According to Grigolia, FDI has increased significantly over the last decade and become an important force behind the economic growth of Georgia. “The empirical evidence in developing countries shows that foreign investors regard economic and political instability to be a major barrier. Other possible barriers which can decelerate the volume of FDI in Georgia are high credit costs, frequent changes in rules and regulations, lack of protection of intellectual property rights and competition, and high levels of uncertainty,” she said.
“Investment decisions are based on two factors - what the expected return on investment is, and what the risk will be. The expected return depends on the market size, accordingly some industries cannot be considered at all. Risk factors depend on political situations and on such economic processes as stability of inflation, dynamics of credit interest rates and exchange rates. Georgian economic factors are not characterized by fluctuation. Consequently, investors are more interested in the political situation,” said Temur Kuprava, Professor at Free University.
“The current reduction of FDI is due to political uncertainties. Such caution will likely be maintained till October,” Kuprava predicts.
FDI in 2012 decreased by USD 252 million in Georgia. The entire year was not characterized with a negative FDI trend however; in the first quarter FDI increased by about 28% compared to the same period of 2011.
“Georgia should not expect an increase in FDI until the clear formation of industrial and general economic policy, including competition laws, which should provide the right micro and macro conditions for larger FDI,” said Grigolia.
The total number of foreign direct investor countries amounted to 66 in 2012. The same indicator in 2011 was 65, and in 2010 - 62 countries.
The main investor countries in 2012 included Germany with USD 141.7 million, the Netherlands with USD 87.5 million, Turkey - USD 87.1 million, Azerbaijan - USD 72.7 million, and the UK - USD 66.8 million.
“The Netherlands prodigiously increased their investments in Georgia in 2007, when business confidence and optimism was at a peak. The following war and financial crises however meant that inflows from the Netherlands decreased. Investors started to believe in the Georgian economy again when the economy started to recover in 2010 but again reduced with the uncertainty created by the parliamentary elections in 2012,” Grigolia explained.
“The same trend is observed for Azerbaijan. The Netherlands and Azerbaijan are the top investor countries in Georgia and their confidence and decisions have a significant impact on the Georgian economy. The Netherlands was responsible for 14% of the 22% total decrease in FDI in 2012 (Azerbaijan was responsible for 5% and other countries - for 3%),” she added.
Kuprava, Freeuni, said that categorizing foreign investments by country is optional. “Investments are issued by individuals, not whole countries. A company interested in investing in Georgia can be registered in one country, while its capital may emerge from another country. Accordingly, investigating which country’s capital is presented is difficult and unnecessary.”

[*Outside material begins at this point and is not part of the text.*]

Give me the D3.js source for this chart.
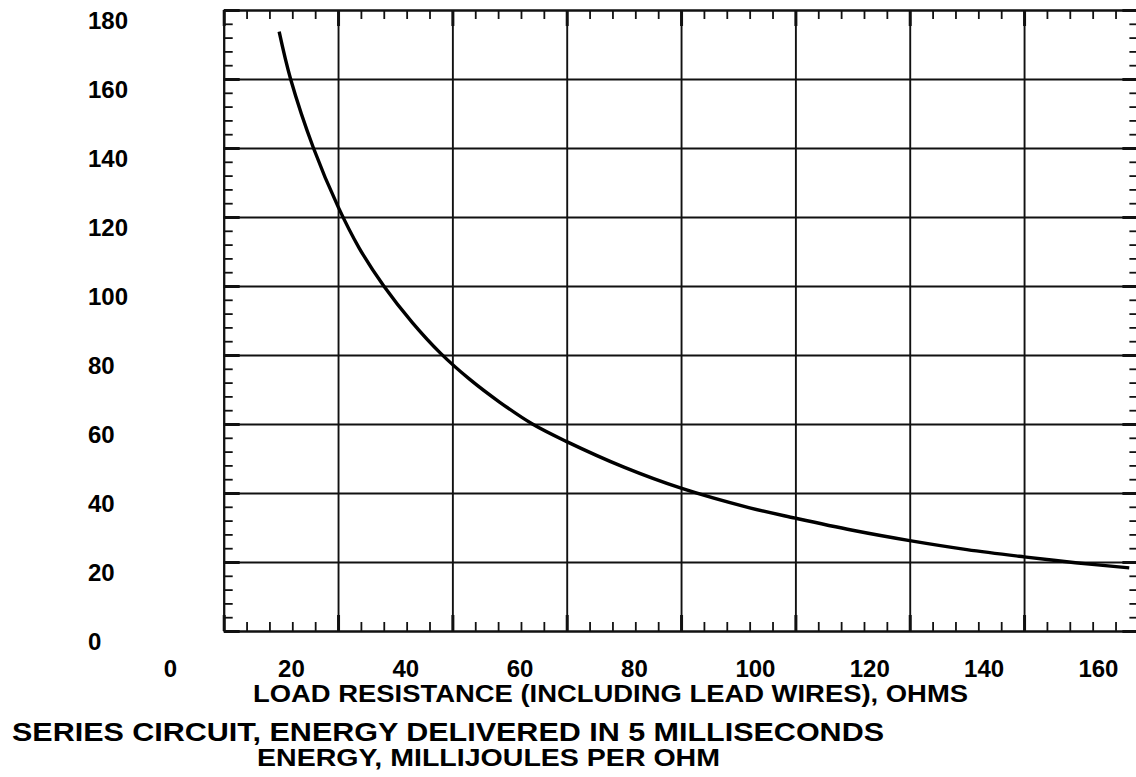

Manufacturing, energy, financial, and transport and communication sectors are the most heavily invested sectors by foreign investors (their share in FDI are 22%, 20%, 18%, and 17% respectively). It should be mentioned that in the fourth quarter of 2012 FDI in these sectors had decreased as well.
Besides the fact that one of the highest shares of FDI comes from the financial sector, the market is still very small and has huge potential for development. We should expect increased investments in this sector in the future. The same can be said for the manufacturing sector. The sector is undeveloped and therefore there is no competition. Small competition leads to higher profit, thus increased investments are expected in this sector as well because high profit will attract investors. This hypothesis can be expanded for all other sectors where competition is low and business stands to gain more,” said Grigolia, ISET.
“The list of attractive industries for investors is one of the most important issues which I think the current government is working on in order to deliver signals to private investors,” Kuprava estimated.
“The Georgian market is limited when it comes to improving the investment climate. It is not a great choice. Therefore, in most cases, the decision of investors to enter the Georgian market can be explained by the possibility of transit to neighbouring countries. This complicates investment decisions though as it requires the study of regional markets and taking all the current economic and political factors into consideration,” Kuprava told The FINANCIAL.
On January 23, during his visit to Davos, Georgian PM Bidzina Ivanishvili said that his goal is to attract foreign investors’ interest towards Georgia. “I assure you that investments in Georgia will grow and real economic prosperity will start… You will see what the real economic rebuilding is on the third year of our presence in government,” he said.
Morgan Stanley , the world’s one of the leading financial institutions predicted that in 2013 the scheduled state revenues will not be collected and the deficit will reach 3, 5% instead of 2, 8.